Understanding Outpatient Surgery
Many surgical procedures that were done in hospitals 10 years ago are now being done on an outpatient basis, in which the patient goes home the same day as the surgery.
In fact, more than 60 percent of elective surgery procedures in the United States are now performed as outpatient surgeries, and this percentage is projected to increase to nearly 75 percent in the next decade, according to the American Society of Anesthesiologists.
Some reasons outpatient surgery has become more popular with patients and health care providers:
Convenience. With outpatient surgery, a person returns home on the same day as the procedure.
Advances in medical technology. These advances allow doctors to provide high-quality care in an outpatient setting.
Lower cost. Care costs are much lower for outpatient surgery because there are no charges for hospital rooms and care.
Less stress. Most people find outpatient surgery less stressful than inpatient surgery because they can recover at home.
Procedures routinely done in outpatient settings include removal of tonsils and adenoids, hernia repairs, gallbladder operations, colonoscopies, hemorrhoid repairs, cataract and cosmetic surgeries and some foot, ankle and hand operations.
Outpatient surgeries are performed in a variety of settings:
Hospital outpatient centers. These are hospital-owned and operated facilities (on hospital grounds) that specialize in outpatient surgery.
Freestanding surgery centers. These are owned by a group of physicians or for-profit companies.
Physicians' offices.

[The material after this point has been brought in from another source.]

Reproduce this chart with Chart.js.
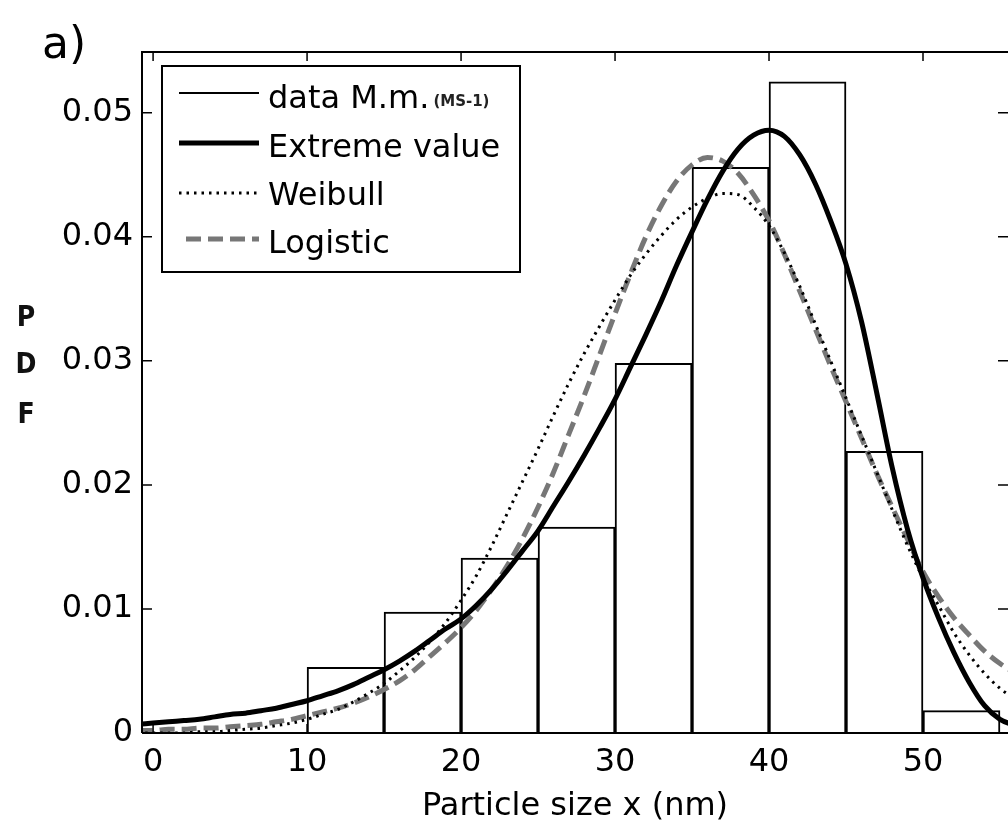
<!DOCTYPE html>
<html>
<head>
<meta charset="utf-8">
<title>PDF</title>
<script src="https://cdn.jsdelivr.net/npm/chart.js@4/dist/chart.umd.min.js"></script>
<style>
html, body { margin: 0; padding: 0; background: #fff; }
#wrap { width: 1008px; height: 832px; position: relative; }
</style>
</head>
<body>
<div id="wrap"><canvas id="pdf"></canvas></div>
<script>
// histogram of measured particle sizes (bin centres, 5 nm wide)
const binCenters = [12.5, 17.5, 22.5, 27.5, 32.5, 37.5, 42.5, 47.5, 52.5];
const binHeights = [0.0053, 0.00975, 0.0141, 0.0166, 0.0298, 0.0456, 0.0525, 0.0227, 0.0018];

// fitted curves
const curveX = [-1, 0, 1, 2, 3, 4, 5, 6, 7, 8, 9, 10, 11, 12, 13, 14, 15, 16, 17, 18, 19,
    20, 21, 22, 23, 24, 25, 26, 27, 28, 29, 30, 31, 32, 33, 34, 35, 36, 37, 38, 39,
    40, 41, 42, 43, 44, 45, 46, 47, 48, 49, 50, 51, 52, 53, 54, 55, 56];
const extremeValue = [0.0007, 0.0008, 0.0009, 0.0010, 0.0011, 0.0013, 0.0015, 0.0016, 0.0018, 0.0020,
    0.0023, 0.0026, 0.0030, 0.0034, 0.0039, 0.0045, 0.0051, 0.0058, 0.0066, 0.0075,
    0.0084, 0.0092, 0.0103, 0.0116, 0.0131, 0.0147, 0.0163, 0.0183, 0.0203, 0.0224,
    0.0246, 0.0269, 0.0295, 0.0321, 0.0348, 0.0377, 0.0404, 0.0430, 0.0453, 0.0471,
    0.0482, 0.0486, 0.0481, 0.0466, 0.0443, 0.0413, 0.0378, 0.0332, 0.0274, 0.0214,
    0.0164, 0.0125, 0.0093, 0.0065, 0.0041, 0.0022, 0.0011, 0.0006];
const weibull = [0.0000, 0.0000, 0.0000, 0.0000, 0.0001, 0.0001, 0.0002, 0.0003, 0.0004, 0.0006,
    0.0008, 0.0011, 0.0015, 0.0019, 0.0025, 0.0032, 0.0040, 0.0050, 0.0061, 0.0074,
    0.0089, 0.0107, 0.0127, 0.0151, 0.0177, 0.0203, 0.0229, 0.0256, 0.0282, 0.0306,
    0.0328, 0.0349, 0.0369, 0.0386, 0.0401, 0.0414, 0.0424, 0.0431, 0.0435, 0.0434,
    0.0424, 0.0409, 0.0387, 0.0360, 0.0330, 0.0300, 0.0270, 0.0240, 0.0210, 0.0180,
    0.0151, 0.0125, 0.0103, 0.0081, 0.0063, 0.0048, 0.0036, 0.0027];
const logistic = [0.0002, 0.0002, 0.0003, 0.0003, 0.0004, 0.0004, 0.0005, 0.0006, 0.0007, 0.0009,
    0.0011, 0.0014, 0.0017, 0.0020, 0.0024, 0.0029, 0.0035, 0.0042, 0.0051, 0.0062,
    0.0073, 0.0085, 0.0099, 0.0116, 0.0135, 0.0157, 0.0182, 0.0210, 0.0241, 0.0272,
    0.0305, 0.0338, 0.0370, 0.0400, 0.0425, 0.0445, 0.0458, 0.0464, 0.0461, 0.0451,
    0.0434, 0.0413, 0.0386, 0.0356, 0.0326, 0.0296, 0.0267, 0.0238, 0.0209, 0.0182,
    0.0156, 0.0130, 0.0110, 0.0093, 0.0079, 0.0066, 0.0056, 0.0048];

const xTicks = [0, 10, 20, 30, 40, 50];
const yTicks = [0, 0.01, 0.02, 0.03, 0.04, 0.05];
const legendLabels = ["data M.m.", "Extreme value", "Weibull", "Logistic"];

const FONT = "'DejaVu Sans', 'Liberation Sans', sans-serif";
Chart.defaults.font.family = FONT;
Chart.defaults.color = "#000";

const toPoints = ys => curveX.map((x, i) => ({ x, y: ys[i] }));

// frame, inward ticks, legend box and loose labels
const decorations = {
    id: "decorations",
    afterDraw(chart) {
        const { ctx, chartArea: a, scales } = chart;
        ctx.save();
        ctx.strokeStyle = "#000";
        ctx.lineWidth = 2;
        ctx.beginPath();
        ctx.moveTo(a.left, a.bottom); ctx.lineTo(a.left, a.top); ctx.lineTo(a.right, a.top);
        ctx.moveTo(a.left, a.bottom); ctx.lineTo(a.right, a.bottom);
        ctx.stroke();

        ctx.lineWidth = 1.5;
        ctx.beginPath();
        xTicks.forEach(v => {
            const px = scales.x.getPixelForValue(v);
            ctx.moveTo(px, a.top); ctx.lineTo(px, a.top + 9);
            ctx.moveTo(px, a.bottom); ctx.lineTo(px, a.bottom - 9);
        });
        yTicks.forEach(v => {
            const py = scales.y.getPixelForValue(v);
            ctx.moveTo(a.left, py); ctx.lineTo(a.left + 10, py);
            ctx.moveTo(a.right, py); ctx.lineTo(a.right - 10, py);
        });
        ctx.stroke();

        // legend
        const bx = a.left + 20, by = a.top + 14, bw = 358, bh = 206;
        ctx.fillStyle = "#fff";
        ctx.fillRect(bx, by, bw, bh);
        ctx.lineWidth = 2;
        ctx.strokeRect(bx, by, bw, bh);
        const sets = chart.data.datasets;
        const rowY = [93, 143, 193, 239].map(y => y - 52 + a.top);
        const baseY = [108, 157, 205, 253].map(y => y - 52 + a.top);
        legendLabels.forEach((label, i) => {
            const ds = sets[i];
            ctx.save();
            ctx.strokeStyle = ds.borderColor;
            ctx.lineWidth = i === 0 ? 2 : ds.borderWidth;
            ctx.setLineDash(ds.borderDash || []);
            ctx.beginPath();
            ctx.moveTo(bx + (i === 3 ? 24 : 17), rowY[i]);
            ctx.lineTo(bx + 97, rowY[i]);
            ctx.stroke();
            ctx.restore();
            ctx.fillStyle = "#000";
            ctx.font = "32px " + FONT;
            ctx.textBaseline = "alphabetic";
            ctx.textAlign = "left";
            ctx.fillText(label, bx + 106, baseY[i]);
            if (i === 0) {
                const w = ctx.measureText(label).width;
                ctx.font = "bold 15px " + FONT;
                ctx.fillStyle = "#222";
                ctx.fillText("(MS-1)", bx + 106 + w + 4, baseY[i] - 2);
            }
        });

        // panel tag and stacked y label
        ctx.fillStyle = "#000";
        ctx.font = "44px " + FONT;
        ctx.textAlign = "left";
        ctx.fillText("a)", 42, 58);
        ctx.font = "bold 28px 'DejaVu Sans Condensed', " + FONT;
        ctx.textAlign = "center";
        ctx.fillStyle = "#111";
        ["P", "D", "F"].forEach((c, i) => ctx.fillText(c, 26, [326, 373, 423][i]));
        ctx.restore();
    }
};

new Chart(document.getElementById("pdf"), {
    type: "bar",
    data: {
        datasets: [
            {
                type: "bar",
                label: legendLabels[0],
                data: binCenters.map((x, i) => ({ x, y: binHeights[i] })),
                backgroundColor: "#fff",
                borderColor: "#000",
                borderWidth: 2,
                borderSkipped: "start",
                barPercentage: 1,
                categoryPercentage: 1,
                grouped: false,
                order: 4,
            },
            {
                type: "line",
                label: legendLabels[1],
                data: toPoints(extremeValue),
                borderColor: "#000",
                borderWidth: 5,
                pointRadius: 0,
                cubicInterpolationMode: "monotone",
                fill: false,
                order: 1,
            },
            {
                type: "line",
                label: legendLabels[2],
                data: toPoints(weibull),
                borderColor: "#000",
                borderWidth: 3,
                borderDash: [2.5, 5],
                pointRadius: 0,
                cubicInterpolationMode: "monotone",
                fill: false,
                order: 2,
            },
            {
                type: "line",
                label: legendLabels[3],
                data: toPoints(logistic),
                borderColor: "#777",
                borderWidth: 5,
                borderDash: [15, 7],
                pointRadius: 0,
                cubicInterpolationMode: "monotone",
                fill: false,
                order: 3,
            },
        ],
    },
    options: {
        responsive: true,
        maintainAspectRatio: false,
        animation: false,
        events: [],
        layout: { padding: { top: 52, left: 0, right: 0, bottom: 0 } },
        plugins: { legend: { display: false }, tooltip: { enabled: false } },
        scales: {
            x: {
                type: "linear",
                min: -0.72,
                max: 55.52,
                offset: false,
                grid: { display: false, drawTicks: false },
                border: { display: false },
                afterBuildTicks: s => { s.ticks = xTicks.map(v => ({ value: v })); },
                afterFit: s => { s.height = 99; },
                ticks: { font: { size: 32 }, padding: 10, maxRotation: 0 },
                title: {
                    display: true,
                    text: "Particle size x (nm)",
                    font: { size: 32 },
                    padding: { top: 0, bottom: 6 },
                },
            },
            y: {
                min: 0,
                max: 0.0549,
                grid: { display: false, drawTicks: false },
                border: { display: false },
                afterBuildTicks: s => { s.ticks = yTicks.map(v => ({ value: v })); },
                afterFit: s => { s.width = 142; },
                ticks: {
                    font: { size: 32 },
                    padding: 9,
                    callback: v => (v === 0 ? "0" : v.toFixed(2)),
                },
            },
        },
    },
    plugins: [decorations],
});
</script>
</body>
</html>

Doctors can perform minor procedures in their offices. For example, dermatologists often do skin biopsies and remove moles in their examination rooms.
To find the outpatient center that best suits your needs, ask your doctor, family members and friends for referrals and seek answers to these questions:
Is the center licensed or certified as a medical facility by your state?
Is the center accredited by the Joint Commission on Accreditation of Healthcare Organizations? (Call 630-792-5000 to find out.)
If anesthesia or sedation is required, is a trained and board certified anesthesiology specialist available to administer it?
Does the center have emergency provisions, such as emergency cardiac equipment, bottled oxygen and a staff trained in cardiopulmonary resuscitation (CPR), in the event of surgical complications?
Does the center have a transfer agreement with a hospital to take care of emergencies that may occur during surgery?